I lost a $50.00 bet on this. I wouldn't recommend this on any other .38 but apparently its ok for those two particular models.

Please don't hate on me. Just relaying the facts.

RCMODEL.... care to weigh in??

January 9, 2014, 07:05 AM
Thanks Archie! I was looking for an explanation like that.

Ron James
January 9, 2014, 08:24 AM
And it could be nothing more than someone wanting to shoot .357 wad cutters in their Model 15. Less bullet jump for accuracy or so I've been told.

sweet betsys ike
January 9, 2014, 09:25 PM
Thanks to all that replied,[ Especially Archie ] . I think he may of had this done. I do remember he used a model 19, 4 inch as his main carry gun. The 15 is a snub nose, and was a back up. I guess if you are in a fire fight and your main weapon go's down or whatever, then you will still be able to use what is in your belt. after you fire the first 6. I'll be sure to keep all .357 ammo away from it! [BETTER SAFE THAN SORRY!] I just wondered if there is a difference in the length of the cylinder between the .38 and .357 on K frame revolvers and maybe the factory installed the wrong one?

Old Fuff
January 10, 2014, 12:54 AM
Yes, the .357 cylinder is longer (1.56" = .38 /1.67" = .357) so a .357 cylinder won't go into a K-frame that been fitted with a .38 Special barrel. I highly doubt that S&W made any mistakes.

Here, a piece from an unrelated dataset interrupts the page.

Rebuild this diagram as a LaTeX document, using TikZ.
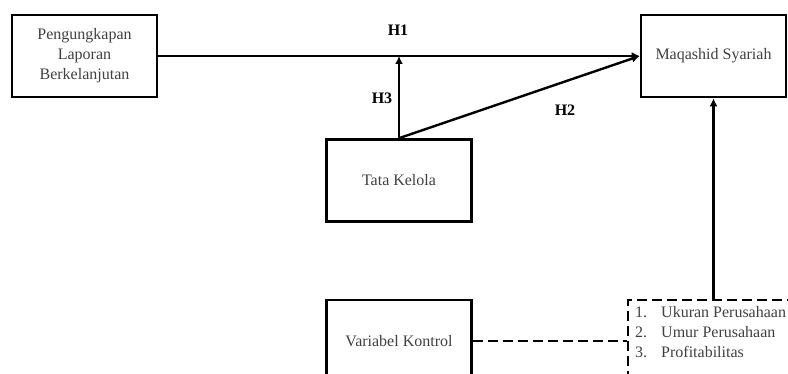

January 13, 2014, 05:23 PM
Down here in Southern Peru officially magnums were banned before we arrived in 86. Several Model 10 S&W's were modified to chamber caliber .357 ammo that was technicly reserved for police use. Have not heard of any blowups.. but ammo is expensive here so most firearms are seldom fired by the average individual owner.
In the last 15 years some retiring police have sold off their personal caliber .357's as revolvers are now viewed as "out of fasion". Not everyone holds that opinion :) .
Mike in Peru

January 13, 2014, 06:46 PM
My brother bought a model 36 S&W that had been opened up to 357 He was out shooting and a deputy stopped by to chat, he saw the snub nose and patted his magnum stating " you need a gun like this. He had the 12 bullet slider on his belt and my brother picked one out opened his cylinder placed it in his cylinder and closed it. The deputy made a quick retreat behind his squad car so he wouldn't be hit by flying gun parts as my brother touched it off. The deputy couldn't believe it. It actually survived. I might add my brother was on the Sheriffs Boat Patrol and he bought it as a backup to his Model 19 for ammo interchangeability

Old Fuff
January 13, 2014, 09:20 PM
Understand that S&W .38 Special cylinders were not made of the same steel and put through the same heat treating process that .357 Magnum cylinders were. A few magnum cartridges might not blow up a gun, but would expand a chamber(s). Once one or more were expanded the cylinder was over stressed and ruined. Continued shooting might well result in a cracked or ruptured cylinder wall.

As is so often said, there isnít any cure for stupid.